About two months ago, we marveled at the notion that challenges to facially neutral state and local government vaccine requirements were still percolating through the legal system. We probably should not have been surprised by the persistence of frivolous litigation. After all, our day job entails defending litigations that can last years longer than they should after the science and merits have been pretty clearly decided, at least in our defense hack eyes. We should not be startled to see that this flip side of COVID-era litigation also persists in 2023. After the last several years, perhaps we should turn down our internal surprise-o-meter or risk a muscle strain from shaking our head so often at the things we find absurd. We will risk a shake and hearty scoff at the law at issue in Stock v. Gray, No. 2:22-CV-04104-DGK, 2023 WL 2601218 (W.D. Mo. Mar. 22, 2023). The result, at least on preliminary injunction, does restore a bit of our faith in the sanity of at least one portion of the federal system.
Stock involves a pharmacist’s First Amendment challenge to a patently ludicrous Missouri law. This was not like cases we still see where neutral vaccine policies are challenged (unsuccessfully) on the basis that they interfere with free exercise of religion, another First Amendment right. Instead, the Missouri law clearly picked a side. The side it picked was against public health and the authority of FDA, which is charged by Congress with protecting public health. As we have said so many times before, ivermectin is a veterinary drug that is not indicated for the treatment of any condition in humans and hydroxychloroquine is indicated to prevent or treat malaria in humans and to treat lupus and rheumatoid arthritis in humans. No reputable medical authority supports using either one to prevent or treat COVID-19 in humans. (To pile on, COVID-19 is a viral illness and malaria is caused by a parasitic protozoan.) Throwing that aside for non-funny political theater, Missouri enacted a law in 2022 that limited the ability of pharmacists to react to prescriptions for human use of either of these drugs. While pharmacists were made immune from disciplinary action from the state board of pharmacy for dispensing either drug on prescription, they were prohibited from “contact[ing] the prescribing physician or the patient to dispute the efficacy of ivermectin tablets or hydroxychloroquine sulfate tablets for human use unless the physician or patient inquires of the pharmacist about [their] efficacy.” Id. at *4. To initiate contact would create a risk of a range of disciplinary actions against the pharmacist. That, dear readers, is what is known as a content-based restriction on free speech. No legislator with even a modicum of knowledge of First Amendment law could think this would pass muster given what the Supreme Court had to say about state law content-based restrictions against speech concerning pharmaceutical products in Sorrell v. IMS Health, Inc., 564 U.S. 552 (2011), and especially in the months after the Supreme Court revisited the subject of content-based speech restrictions more generally in City of Austin v. Reagan Nat’l Adver. of Austin, 142 S. Ct. 1464 (U.S. 2022).

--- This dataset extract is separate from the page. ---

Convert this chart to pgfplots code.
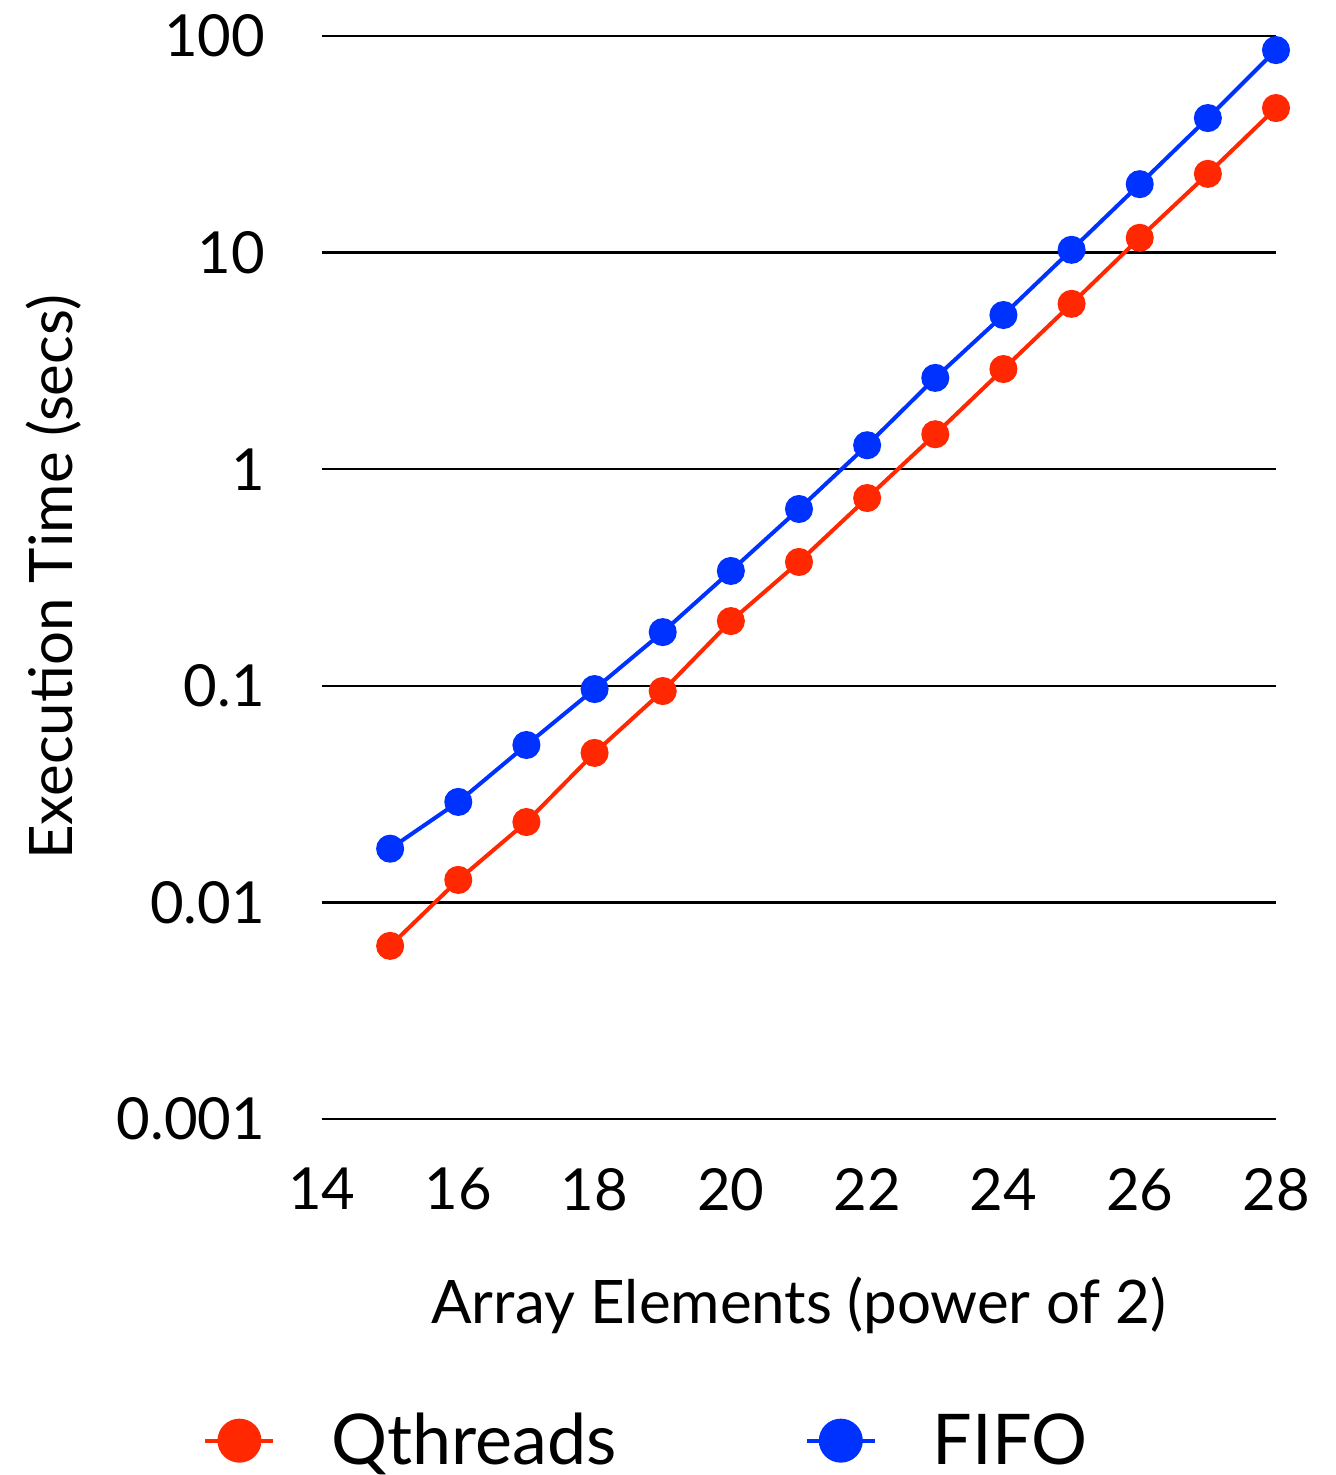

Like we said, this seemed like political theater rather than legislation directed at protecting public health, so maybe passing constitutional muster was not part of the equation. Stock’s challenge to the law contended her professional ethics required her to continue to dispute the efficacy of these medications for treatment of COVID-19, as she had been doing since March 2020, consistent with the advice of FDA, NIH, WHO, and an alphabet soup of public health entities, as well as manufacturers of these drugs. She sought to enjoin the statute because it infringed on her free speech. Within a few months, her motion for preliminary injunction and the defendant board of pharmacy’s motion to dismiss were ripe.

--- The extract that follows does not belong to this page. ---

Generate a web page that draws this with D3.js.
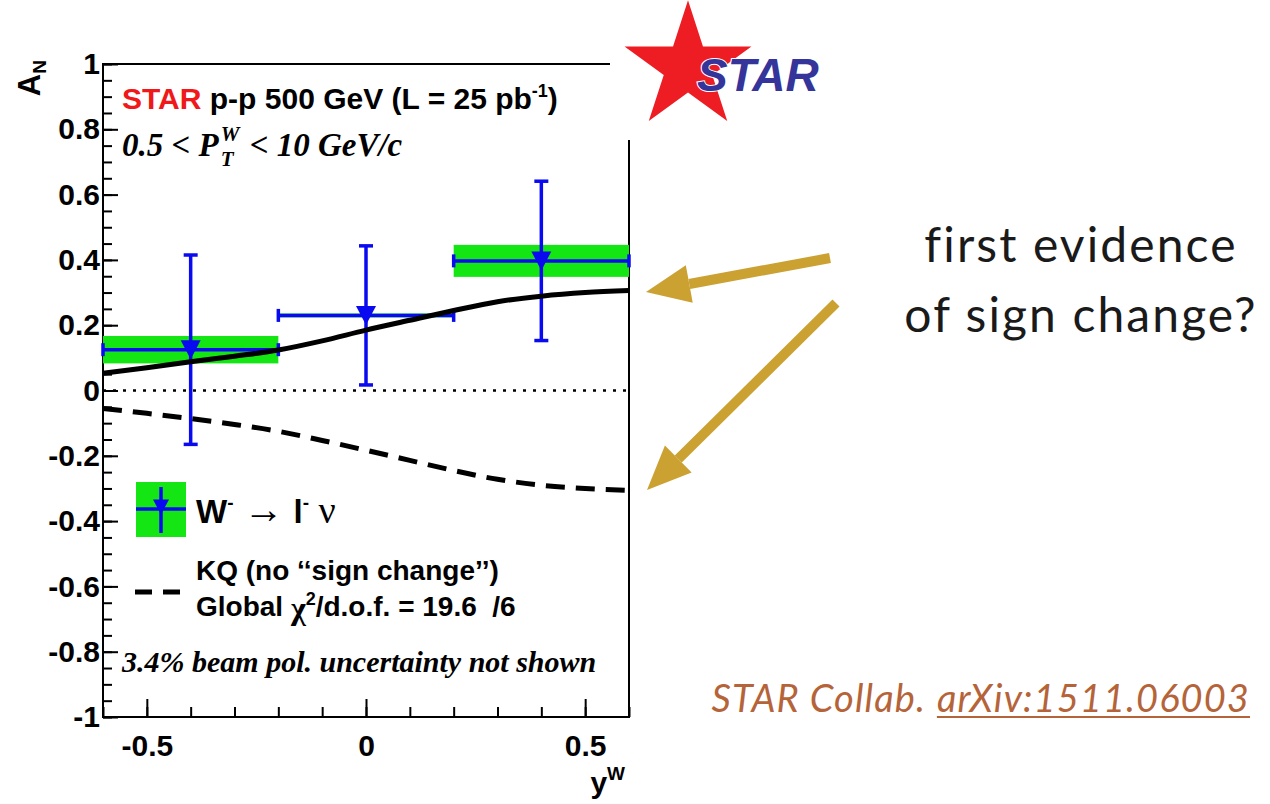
<!DOCTYPE html>
<html>
<head>
<meta charset="utf-8">
<script src="https://cdn.jsdelivr.net/npm/d3@7"></script>
<style>
  body { margin: 0; background: #fff; }
  svg { display: block; }
</style>
</head>
<body>
<svg id="chart" width="1270" height="804"></svg>
<script>
// Transverse single-spin asymmetry A_N of W- -> l- nu versus W rapidity
const binCenters    = [-0.4, 0.0, 0.4];
const binHalfWidths = [0.2, 0.2, 0.2];
const asymmetry     = [0.125, 0.230, 0.397];
const statErrors    = [0.290, 0.213, 0.244];
const sysErrors     = [0.042, 0.006, 0.049];

// Theory curves: with sign change (solid) and KQ without sign change (dashed)
const curveRapidity  = [-0.6, -0.5, -0.4, -0.3, -0.2, -0.1, 0.0, 0.1, 0.2, 0.3, 0.4, 0.5, 0.6];
const withSignChange = [0.053, 0.070, 0.088, 0.105, 0.124, 0.152, 0.185, 0.215, 0.245, 0.272, 0.289, 0.300, 0.306];
const kqNoSignChange = [-0.055, -0.070, -0.086, -0.104, -0.125, -0.153, -0.183, -0.214, -0.245, -0.272, -0.290, -0.300, -0.306];

// Axis ticks
const yTickValues = [1, 0.8, 0.6, 0.4, 0.2, 0, -0.2, -0.4, -0.6, -0.8, -1];
const yTickLabels = ["1", "0.8", "0.6", "0.4", "0.2", "0", "-0.2", "-0.4", "-0.6", "-0.8", "-1"];
const xTickValues = [-0.5, 0, 0.5];
const xTickLabels = ["-0.5", "0", "0.5"];

const SANS = "'Liberation Sans', Arial, Helvetica, sans-serif";
const SERIF = "'Liberation Serif', 'Times New Roman', serif";
const BLUE = "#0a0af0";
const GREEN = "#14e614";
const GOLD = "#cba132";

const svg = d3.select("#chart");
const x = d3.scaleLinear().domain([-0.6, 0.6]).range([103, 629]);
const y = d3.scaleLinear().domain([-1, 1]).range([717, 64]);

const plot = svg.append("g");

// ---- axes ----
function styleAxis(g) {
  g.select(".domain").remove();
  g.selectAll(".tick line").attr("stroke", "#000").attr("stroke-width", 2);
  g.attr("font-family", SANS).attr("font-size", 30).attr("font-weight", "bold");
  g.selectAll(".tick text").attr("fill", "#000");
}

plot.append("g").attr("transform", `translate(${x(-0.6)},0)`)
  .call(d3.axisLeft(y).ticks(40).tickSize(-9).tickFormat(""))
  .call(styleAxis);
plot.append("g").attr("transform", `translate(${x(-0.6)},0)`)
  .call(d3.axisLeft(y).tickValues(yTickValues).tickSize(-15).tickPadding(3)
    .tickFormat((d, i) => yTickLabels[i]))
  .call(styleAxis);

plot.append("g").attr("transform", `translate(0,${y(-1)})`)
  .call(d3.axisBottom(x).ticks(12).tickSize(-10).tickFormat(""))
  .call(styleAxis);
plot.append("g").attr("transform", `translate(0,${y(-1)})`)
  .call(d3.axisBottom(x).tickValues(xTickValues).tickSize(-18).tickPadding(18)
    .tickFormat((d, i) => xTickLabels[i]))
  .call(styleAxis);

// frame
plot.append("rect")
  .attr("x", x(-0.6)).attr("y", y(1))
  .attr("width", x(0.6) - x(-0.6)).attr("height", y(-1) - y(1))
  .attr("fill", "none").attr("stroke", "#000").attr("stroke-width", 2);

// zero line
plot.append("line")
  .attr("x1", x(-0.6)).attr("x2", x(0.6)).attr("y1", y(0)).attr("y2", y(0))
  .attr("stroke", "#000").attr("stroke-width", 2.5).attr("stroke-dasharray", "3,7");

// axis titles
const yTitle = svg.append("text")
  .attr("transform", "translate(40,60) rotate(-90)")
  .attr("text-anchor", "end")
  .attr("font-family", SANS).attr("font-weight", "bold").attr("font-size", 31);
yTitle.append("tspan").text("A");
yTitle.append("tspan").attr("font-size", 19).attr("dy", 6).text("N");

const xTitle = svg.append("text")
  .attr("x", 625).attr("y", 793).attr("text-anchor", "end")
  .attr("font-family", SANS).attr("font-weight", "bold").attr("font-size", 30);
xTitle.append("tspan").text("y");
xTitle.append("tspan").attr("font-size", 19).attr("dy", -13).text("W");

// ---- data ----
const points = binCenters.map((c, i) => ({
  c, hw: binHalfWidths[i], v: asymmetry[i], stat: statErrors[i], sys: sysErrors[i]
}));

const dataG = plot.append("g");

// systematic boxes
dataG.selectAll("rect.sys").data(points).join("rect")
  .attr("class", "sys")
  .attr("x", d => x(d.c - d.hw))
  .attr("width", d => x(d.c + d.hw) - x(d.c - d.hw))
  .attr("y", d => y(d.v + d.sys))
  .attr("height", d => y(d.v - d.sys) - y(d.v + d.sys))
  .attr("fill", GREEN);

const bars = dataG.selectAll("g.pt").data(points).join("g").attr("class", "pt")
  .attr("stroke", BLUE).attr("stroke-width", 3.5);

// horizontal bin extent
bars.append("line")
  .attr("x1", d => x(d.c - d.hw)).attr("x2", d => x(d.c + d.hw))
  .attr("y1", d => y(d.v)).attr("y2", d => y(d.v));
bars.append("line")
  .attr("x1", d => x(d.c - d.hw)).attr("x2", d => x(d.c - d.hw))
  .attr("y1", d => y(d.v) - 6.5).attr("y2", d => y(d.v) + 6.5);
bars.append("line")
  .attr("x1", d => x(d.c + d.hw)).attr("x2", d => x(d.c + d.hw))
  .attr("y1", d => y(d.v) - 6.5).attr("y2", d => y(d.v) + 6.5);
// statistical error
bars.append("line")
  .attr("x1", d => x(d.c)).attr("x2", d => x(d.c))
  .attr("y1", d => y(d.v + d.stat)).attr("y2", d => y(d.v - d.stat));
bars.append("line")
  .attr("x1", d => x(d.c) - 7).attr("x2", d => x(d.c) + 7)
  .attr("y1", d => y(d.v + d.stat)).attr("y2", d => y(d.v + d.stat));
bars.append("line")
  .attr("x1", d => x(d.c) - 7).attr("x2", d => x(d.c) + 7)
  .attr("y1", d => y(d.v - d.stat)).attr("y2", d => y(d.v - d.stat));

// down-pointing triangle marker
function downTriangle(cx, cy, w, h) {
  const p = d3.path();
  p.moveTo(cx - w / 2, cy - h / 2);
  p.lineTo(cx + w / 2, cy - h / 2);
  p.lineTo(cx, cy + h / 2);
  p.closePath();
  return p.toString();
}
dataG.selectAll("path.marker").data(points).join("path")
  .attr("class", "marker")
  .attr("d", d => downTriangle(x(d.c), y(d.v), 20, 19))
  .attr("fill", BLUE);

// ---- theory curves ----
const line = d3.line()
  .x((d, i) => x(curveRapidity[i]))
  .y(d => y(d))
  .curve(d3.curveMonotoneX);

plot.append("path").attr("d", line(withSignChange))
  .attr("fill", "none").attr("stroke", "#000").attr("stroke-width", 5);
plot.append("path").attr("d", line(kqNoSignChange))
  .attr("fill", "none").attr("stroke", "#000").attr("stroke-width", 5)
  .attr("stroke-dasharray", "19,11");

// ---- labels inside the frame ----
const t1 = svg.append("text").attr("x", 122).attr("y", 109)
  .attr("font-family", SANS).attr("font-size", 30).attr("font-weight", "bold").attr("fill", "#000");
t1.append("tspan").attr("fill", "#f01818").text("STAR");
t1.append("tspan").text(" p-p 500 GeV (L = 25 pb");
t1.append("tspan").attr("font-size", 18).attr("dy", -12).text("-1");
t1.append("tspan").attr("dy", 12).text(")");

// 0.5 < P_T^W < 10 GeV/c
const kin = svg.append("g").attr("font-family", SERIF).attr("font-style", "italic")
  .attr("font-weight", "bold").attr("fill", "#000");
const kinA = kin.append("text").attr("x", 122).attr("y", 156).attr("font-size", 33).text("0.5 < P");
const wA = kinA.node().getComputedTextLength();
const kinW = kin.append("text").attr("x", 122 + wA + 2).attr("y", 141).attr("font-size", 21).text("W");
const kinT = kin.append("text").attr("x", 122 + wA + 2).attr("y", 166).attr("font-size", 21).text("T");
const wSup = Math.max(kinW.node().getComputedTextLength(), kinT.node().getComputedTextLength());
kin.append("text").attr("x", 122 + wA + wSup + 4).attr("y", 156).attr("font-size", 33)
  .style("white-space", "pre").text(" < 10 GeV/c");

// legend: data entry
const leg = svg.append("g");
leg.append("rect").attr("x", 136).attr("y", 482).attr("width", 50).attr("height", 55).attr("fill", GREEN);
leg.append("line").attr("x1", 136).attr("x2", 186).attr("y1", 509).attr("y2", 509)
  .attr("stroke", BLUE).attr("stroke-width", 3.5);
leg.append("line").attr("x1", 161).attr("x2", 161).attr("y1", 487).attr("y2", 533)
  .attr("stroke", BLUE).attr("stroke-width", 3.5);
leg.append("path").attr("d", downTriangle(161, 507, 16, 15)).attr("fill", BLUE);

const wl = leg.append("text").attr("x", 196).attr("y", 523)
  .attr("font-family", SANS).attr("font-size", 33).attr("font-weight", "bold").attr("fill", "#000")
  .style("white-space", "pre");
wl.append("tspan").text("W");
wl.append("tspan").attr("font-size", 19).attr("dy", -14).text("-");
wl.append("tspan").attr("dy", 14).attr("font-family", SERIF).attr("font-weight", "normal").attr("font-size", 40).text(" \u2192 ");
wl.append("tspan").text("l");
wl.append("tspan").attr("font-size", 19).attr("dy", -14).text("-");
wl.append("tspan").attr("dy", 14).attr("font-family", SERIF).attr("font-weight", "normal").attr("font-size", 38).text(" \u03BD");

// legend: KQ curve entry
leg.append("line").attr("x1", 135).attr("x2", 180).attr("y1", 592).attr("y2", 592)
  .attr("stroke", "#000").attr("stroke-width", 5).attr("stroke-dasharray", "17,11");
leg.append("text").attr("x", 196).attr("y", 580)
  .attr("font-family", SANS).attr("font-size", 28).attr("font-weight", "bold").attr("fill", "#000")
  .text("KQ (no \u2018\u2018sign change\u2019\u2019)");
const chi = leg.append("text").attr("x", 196).attr("y", 616)
  .attr("font-family", SANS).attr("font-size", 28).attr("font-weight", "bold").attr("fill", "#000")
  .style("white-space", "pre");
chi.append("tspan").text("Global ");
chi.append("tspan").attr("font-family", SERIF).attr("font-size", 32).attr("dy", 3).text("\u03C7");
chi.append("tspan").attr("font-size", 18).attr("dy", -14).text("2");
chi.append("tspan").attr("dy", 11).text("/d.o.f. = 19.6  /6");

svg.append("text").attr("x", 122).attr("y", 672)
  .attr("font-family", SERIF).attr("font-style", "italic").attr("font-weight", "bold")
  .attr("font-size", 30).attr("fill", "#000")
  .text("3.4% beam pol. uncertainty not shown");

// ---- STAR logo ----
svg.append("rect").attr("x", 610).attr("y", 0).attr("width", 240).attr("height", 140).attr("fill", "#fff");
svg.append("path")
  .attr("d", d3.symbol(d3.symbolStar, 5000)())
  .attr("transform", "translate(688,67)")
  .attr("fill", "#ee1d23");
svg.append("text").attr("x", 697).attr("y", 91)
  .attr("font-family", SANS).attr("font-style", "italic").attr("font-weight", "bold")
  .attr("font-size", 46).attr("fill", "#34349a")
  .attr("stroke", "#fff").attr("stroke-width", 2).attr("paint-order", "stroke")
  .text("STAR");

// ---- annotation ----
const note = svg.append("g").attr("font-family", "Lato, 'Open Sans', sans-serif")
  .attr("font-weight", 400).attr("font-size", 48).attr("fill", "#1a1a1a")
  .attr("text-anchor", "middle").attr("letter-spacing", 2.1);
note.append("text").attr("x", 1081).attr("y", 262).text("first evidence");
note.append("text").attr("x", 1081).attr("y", 332).text("of sign change?");

function arrow(x1, y1, x2, y2) {
  const ang = Math.atan2(y2 - y1, x2 - x1);
  const len = 44, half = 19;
  const bx = x2 - len * Math.cos(ang), by = y2 - len * Math.sin(ang);
  const g = svg.append("g");
  g.append("line").attr("x1", x1).attr("y1", y1).attr("x2", bx).attr("y2", by)
    .attr("stroke", GOLD).attr("stroke-width", 10);
  const p = d3.path();
  p.moveTo(x2, y2);
  p.lineTo(bx + half * Math.sin(ang), by - half * Math.cos(ang));
  p.lineTo(bx - half * Math.sin(ang), by + half * Math.cos(ang));
  p.closePath();
  g.append("path").attr("d", p.toString()).attr("fill", GOLD);
}
arrow(830, 258, 646, 292);
arrow(836, 303, 647, 490);

// ---- citation ----
const cite = svg.append("g").attr("font-family", "Lato, 'Open Sans', sans-serif")
  .attr("font-style", "italic").attr("font-weight", 400).attr("font-size", 38)
  .attr("letter-spacing", 1.1).attr("fill", "#b5643a");
const arx = cite.append("text").attr("x", 1250).attr("y", 712).attr("text-anchor", "end").text("arXiv:1511.06003");
const arxW = arx.node().getComputedTextLength();
cite.append("line").attr("x1", 1250 - arxW).attr("x2", 1250).attr("y1", 717).attr("y2", 717)
  .attr("stroke", "#b5643a").attr("stroke-width", 2);
cite.append("text").attr("x", 1250 - arxW - 11).attr("y", 712).attr("text-anchor", "end").text("STAR Collab.");
</script>
</body>
</html>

We will dispense with the challenge to plaintiff’s standing, which was weaker than the “evidence” supporting using ivermectin to treat COVID-19. The first step in the preliminary injunction analysis was deciding whether plaintiff was likely to succeed on the merits. She was. Noting that the statute’s prohibition applies when the pharmacist tries to “express a particular view, namely, a view disputing the efficacy of the drugs,” but not to “tout, endorse, or acclaim the drugs,” it was easily seen as impermissible “viewpoint discrimination.” Id. at *7. The board tried to turn the phrase “dispute the efficacy” into something akin to “discuss the positives and negatives of its use, regardless of whether the pharmacist agreed with or disagreed with the prescription.” The court rejected this argument because, well, it could read. Id. at *7-8. This meant the plaintiff was likely to establish that the statute was unconstitutional. Under Eighth Circuit law, this finding meant the other requirements for preliminary injunction were automatically satisfied. Id. at *8 (citing Rodgers v. Bryant, 942 F.3d 451, 456 (8th Cir. 2019)).
The Stock court noted that the board’s brief failed to cite Rodgers, “the controlling caselaw on the preliminary injunction standard,” and urged its counsel to cite “relevant controlling caselaw” going forward. Id. at *6 n.4. If that is how the case is being litigated by the board, then it will continue for a while. There seems to be little hope that Missouri would repeal its ill-conceived and backwards law. Doubling down on doltishness these days is no longer surprising.